Money from Bill and Melinda Gates will help beat Dengue fever in Australia

The University of Queensland (UQ) has won a grant of $100,000 grant from the Bill and Melinda Gates Foundation to fight dengue and other mosquito-borne diseases.

Professor Paul Young is one of 81 scientists to be awarded funds in the latest round of grants from the foundation, set up by the Microsoft founder and his wife.

The grant is part of round 2 of the 'Grand Challenges Explorations' which fosters creative health projects which promise to improve the health of people in the developing world.

This week the Gates Foundation announced that 81 new global health projects received Grand Challenges Explorations grants of which Professor Young's "An Altruistic Vaccine for Mosquito Transmitted Pathogens" was one.

The money comes at an opportune moment as north Queensland is experiencing it's worse outbreak of dengue in 50 years with over 900 people infected.

Professor Young says dengue is a problem which affects millions around the world and mosquito transmitted pathogens such as dengue and malaria are a significant disease burden on the world's population.
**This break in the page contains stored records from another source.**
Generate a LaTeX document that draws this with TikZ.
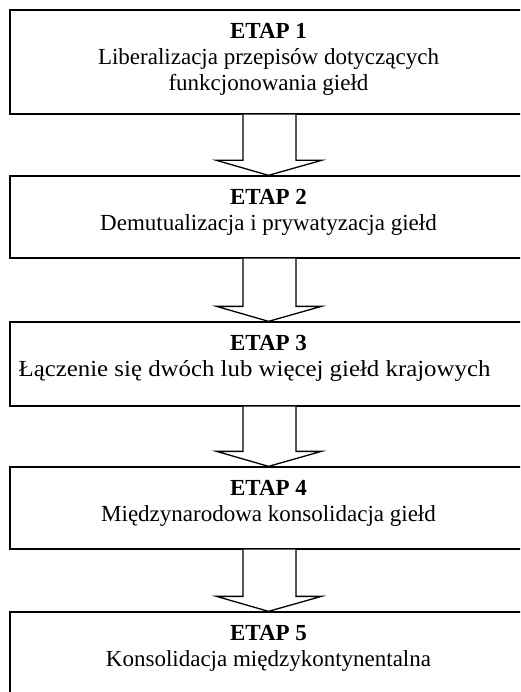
\documentclass[tikz,border=0pt]{standalone}
\usepackage{graphicx}
\usepackage{fontspec}
\setmainfont{Liberation Serif}
\usetikzlibrary{calc}
\begin{document}
\begin{tikzpicture}[x=1pt,y=-1pt,
  stagebox/.style={draw=black,line width=1.3pt,fill=white,rectangle,minimum width=517pt,inner sep=0pt},
  lbl/.style={anchor=base,inner sep=0pt,font=\fontsize{23}{26}\selectfont},
  lblb/.style={lbl,font=\fontsize{23}{26}\selectfont\bfseries},
  bigarrow/.style={draw=black,line width=1.3pt,fill=white,line join=miter}]
\useasboundingbox (0,0) rectangle (520,692);
\clip (0,0) rectangle (520,692);
\node[stagebox,minimum height=104pt] (b1) at (268.5,62) {};
\node[stagebox,minimum height=82pt] (b2) at (268.5,217) {};
\node[stagebox,minimum height=84pt] (b3) at (268.5,364) {};
\node[stagebox,minimum height=82pt] (b4) at (268.5,508) {};
\node[stagebox,minimum height=90pt] (b5) at (268.5,657) {};
% labels
\node[lblb] (t1a) at ($(b1.north)+(0,29)$) {ETAP 1};
\node[lbl] (t1b) at ($(b1.north)+(0,55)$) {Liberalizacja przepisów dotyczących};
\node[lbl] (t1c) at ($(b1.north)+(0,81)$) {funkcjonowania giełd};
\node[lblb] (t2a) at ($(b2.north)+(0,29)$) {ETAP 2};
\node[lbl] (t2b) at ($(b2.north)+(0,55)$) {Demutualizacja i prywatyzacja giełd};
\node[lblb] (t3a) at ($(b3.north)+(0,29)$) {ETAP 3};
\node[lbl] (t3b) at ($(b3.north)+(-14,55)$) {\scalebox{1.08}[1]{Łączenie się dwóch lub więcej giełd krajowych}};
\node[lblb] (t4a) at ($(b4.north)+(0,29)$) {ETAP 4};
\node[lbl] (t4b) at ($(b4.north)+(0,55)$) {Międzynarodowa konsolidacja giełd};
\node[lblb] (t5a) at ($(b5.north)+(0,29)$) {ETAP 5};
\node[lbl] (t5b) at ($(b5.north)+(0,55)$) {Konsolidacja międzykontynentalna};
% arrows
\foreach \u/\v in {b1/b2,b2/b3,b3/b4,b4/b5}{
  \draw[bigarrow] ($(\u.south)+(-25.5,0)$) -- ($(\v.north)+(-25.5,-15)$) -- ($(\v.north)+(-52,-15)$)
    -- (\v.north) -- ($(\v.north)+(53,-15)$) -- ($(\v.north)+(27.5,-15)$) -- ($(\u.south)+(27.5,0)$);
}
\end{tikzpicture}
\end{document}
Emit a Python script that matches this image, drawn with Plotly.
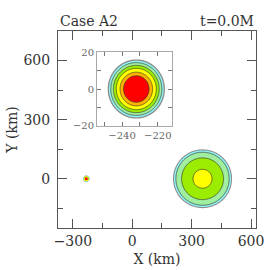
import numpy as np
import plotly.graph_objects as go

# ---- data ----
title_left = "Case A2"
title_right = "t=0.0M"
x_range = [-375, 625]
y_range = [-250, 750]
inset_x_range = [-254, -212]
inset_y_range = [-20, 20]

# vortex centres (km)
big_center = [355, 0]
small_center = [-232, 0]

# contour boundary radii (km) and field level at each radius
big_radii = [0, 48, 106, 135, 144, 149, 156]
big_levels = [5.6, 5, 4, 3, 2, 1, 0]
small_radii = [0, 7.2, 9.1, 11.2, 12.8, 14.3, 15.3, 16.0, 18.0]
small_levels = [8, 7, 6, 5, 4, 3, 2, 1, 0]

band_colors = ["#ffffff", "#8c8c8c", "#8ef6f6", "#a0eea0", "#9cec00",
               "#ffff00", "#ffb400", "#ff0000"]

x_ticks = [-300, 0, 300, 600]
y_ticks = [0, 300, 600]
inset_x_ticks = [-240, -220]
inset_y_ticks = [-20, 0, 20]


def vortex(X, Y, center, radii, levels):
    r = np.hypot(X - center[0], Y - center[1])
    return np.interp(r, radii, levels)


def field(X, Y):
    return np.maximum(vortex(X, Y, big_center, big_radii, big_levels),
                      vortex(X, Y, small_center, small_radii, small_levels))


xm = np.linspace(x_range[0], x_range[1], 501)
ym = np.linspace(y_range[0], y_range[1], 501)
XM, YM = np.meshgrid(xm, ym)
Zm = field(XM, YM)
Zm_lines = vortex(XM, YM, big_center, big_radii, big_levels)

xi = np.linspace(inset_x_range[0], inset_x_range[1], 211)
yi = np.linspace(inset_y_range[0], inset_y_range[1], 201)
Zi = field(*np.meshgrid(xi, yi))

n = len(band_colors) - 1
cscale = [[j / n, c] for j, c in enumerate(band_colors)]
fill_contours = dict(start=1, end=7, size=1, coloring="fill", showlines=False)
line_contours = dict(start=3, end=7, size=1, coloring="none")

fig = go.Figure()
for x, y, z, zl, xa, ya in [(xm, ym, Zm, Zm_lines, "x", "y"),
                            (xi, yi, Zi, Zi, "x2", "y2")]:
    fig.add_trace(go.Contour(x=x, y=y, z=z, xaxis=xa, yaxis=ya,
                             colorscale=cscale, contours=fill_contours,
                             line=dict(width=0), showscale=False,
                             hoverinfo="skip"))
    fig.add_trace(go.Contour(x=x, y=y, z=zl, xaxis=xa, yaxis=ya,
                             contours=line_contours,
                             line=dict(width=0.7, color="#333333"),
                             showscale=False, hoverinfo="skip"))

font_main = dict(family="DejaVu Serif", size=14, color="#333333")
font_inset = dict(family="DejaVu Serif", size=10, color="#666666")

fig.update_layout(
    width=270, height=270,
    margin=dict(l=58, r=14, t=31, b=42),
    paper_bgcolor="white", plot_bgcolor="white",
    showlegend=False,
    xaxis=dict(range=x_range, tickvals=x_ticks, ticks="inside", ticklen=9,
               tickcolor="#555555", showline=True, linecolor="#555555",
               mirror="allticks", showgrid=False, zeroline=False,
               tickfont=font_main, automargin=False,
               minor=dict(dtick=150, tick0=-300, ticklen=5, ticks="inside",
                          tickcolor="#555555", showgrid=False),
               title=dict(text="X (km)", font=font_main, standoff=6),
               domain=[0, 1]),
    yaxis=dict(range=y_range, tickvals=y_ticks, ticks="inside", ticklen=9,
               tickcolor="#555555", showline=True, linecolor="#555555",
               mirror="allticks", showgrid=False, zeroline=False,
               tickfont=font_main, ticklabelstandoff=4, automargin=False,
               minor=dict(dtick=150, tick0=-300, ticklen=5, ticks="inside",
                          tickcolor="#555555", showgrid=False),
               title=dict(text="Y (km)", font=font_main, standoff=2),
               domain=[0, 1]),
    xaxis2=dict(range=inset_x_range, tickvals=inset_x_ticks, ticks="inside",
                ticklen=4, tickcolor="#777777", showline=True,
                linecolor="#aaaaaa", mirror="allticks", showgrid=False,
                zeroline=False, tickfont=font_inset, anchor="y2",
                automargin=False,
                minor=dict(dtick=10, tick0=-240, ticklen=4, ticks="inside",
                           tickcolor="#777777", showgrid=False),
                domain=[0.197, 0.576]),
    yaxis2=dict(range=inset_y_range, tickvals=inset_y_ticks, ticks="inside",
                ticklen=4, tickcolor="#777777", showline=True,
                linecolor="#aaaaaa", mirror="allticks", showgrid=False,
                zeroline=False, tickfont=font_inset, anchor="x2",
                automargin=False,
                minor=dict(dtick=10, tick0=-20, ticklen=4, ticks="inside",
                           tickcolor="#777777", showgrid=False),
                domain=[0.518, 0.893]),
    annotations=[
        dict(text=title_left, x=0, y=1, xref="paper", yref="paper",
             xanchor="left", yanchor="bottom", showarrow=False,
             font=font_main, xshift=0, yshift=0),
        dict(text=title_right, x=1, y=1, xref="paper", yref="paper",
             xanchor="right", yanchor="bottom", showarrow=False,
             font=font_main, yshift=0),
    ],
)

fig.write_html("out.html",
               config={"displayModeBar": False},
               post_script="document.body.style.margin='0';"
                           "document.body.style.overflow='hidden';")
His aim is to develop a novel vaccine approach that is based on blocking mosquito transmission of these disease agents rather than inducing pathogen-specific immunity.

Professor Young says while vaccines have been a cornerstone of global health campaigns to provide protection against infectious diseases, the discovery of new vaccines is a long and costly process of trial and error, with an uneven record of success.

He believes the proliferation of novel antigens, adjuvants, and formulations require new methods to more reliably select those entities that will elicit protective immune responses in humans and says the world needs new ways to protect against infectious diseases that do not resemble traditional vaccines.

Traditional vaccines are dependent upon the limitations of the human immune system and such dependence, says Dr Young, places a fundamental restriction on the solutions developed against infectious diseases such as HIV, malaria, TB, diarrhea, and pneumonia.

He says new ways are needed of pushing past these obstacles to expand the range of health interventions that protect against infectious diseases.

Professor Young says they are aiming for generic approaches to identify effective antigens, novel methods, or agents to generate an immune response and these may include unconventional approaches which harness the immune response, create an artificial immune response, block pathogen transmission, or shift the underlying epidemiology to protect against infection and disease.

Professor Young says these may be "off the beaten track," significantly radical in conception, and daring!